En los flujos y reflujos que caracterizan a la literatura latinoamericana, la pulsión cosmopolita no es una novedad. El crítico venezolano Gustavo Guerrero recordó que el principio de esta historia puede rastrearse a Darío y los modernistas, nuestros primeros escritores “cosmopolitas y contemporáneos” (las palabras son de Octavio Paz). El francófilo Darío, señaló Guerrero, fue ignorado en Francia; apenas hubo una reseña de sus libros, de Valery Larbaud, en 1907. Darío terminó sintiéndose en París como “un extranjero entre estas gentes”.
Guerrero lee el fracaso de Darío como la escena primitiva de nuestra modernidad literaria. El horizonte de expectativas francés sobre América Latina, que quiere exotismo y no sofisticación, hace que los modernistas fracasen en Francia. Una de las claves de la generación de los noventa es, entonces, la denuncia sistemática de la fuerza coercitiva del horizonte de expectativas. El Boom internacionalizó nuestra literatura, pero, a la vez, sobre todo gracias a García Márquez, ratificó un horizonte de expectativas para América Latina. La generación actual quiere rescatar la internacionalización, y rechazar ese horizonte limitado con el que se recibe a la literatura latinoamericana. Que se siga discutiendo sobre esto a un siglo de Darío y compañía demuestra que la generación de los noventa peca de optimista si cree que va a cambiar pronto ese horizonte de recepción.

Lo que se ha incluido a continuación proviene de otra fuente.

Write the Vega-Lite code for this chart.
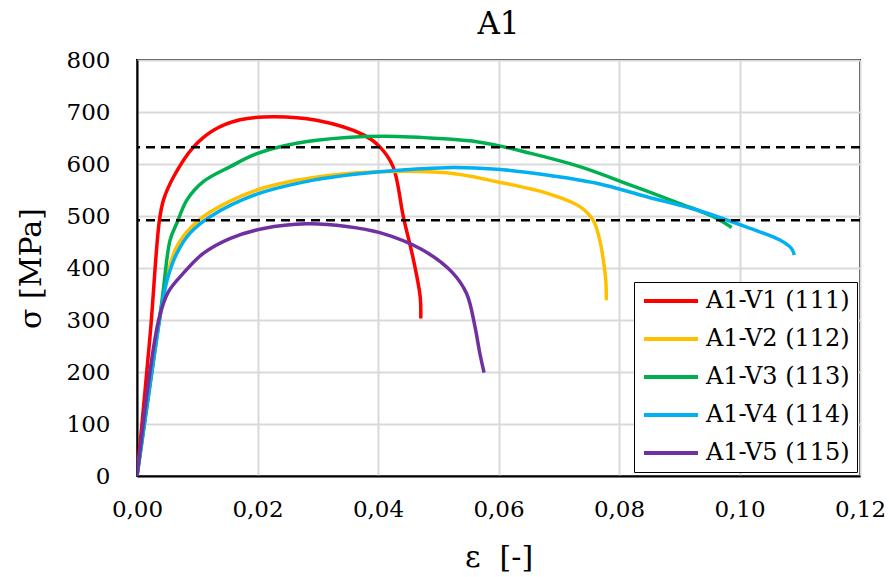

Más provocaciones de Volpi: “La literatura latinoamericana siempre fue una construcción imaginaria, de modo que tampoco es necesario lamentarse mucho de su desaparición”. Lo cierto es que es más difícil que desaparezcan las construcciones imaginarias que la reales. Tenemos literatura(s) latinoamericana(s) para rato. Esta generación debe preocuparse más de la escritura que de lo que debería ser o no ser nuestra narrativa. Hasta el momento, tenemos muchos cuentos perfectos, algunas novelas ya clásicas, y una ensayística esmirriada. Por ahora, es poco.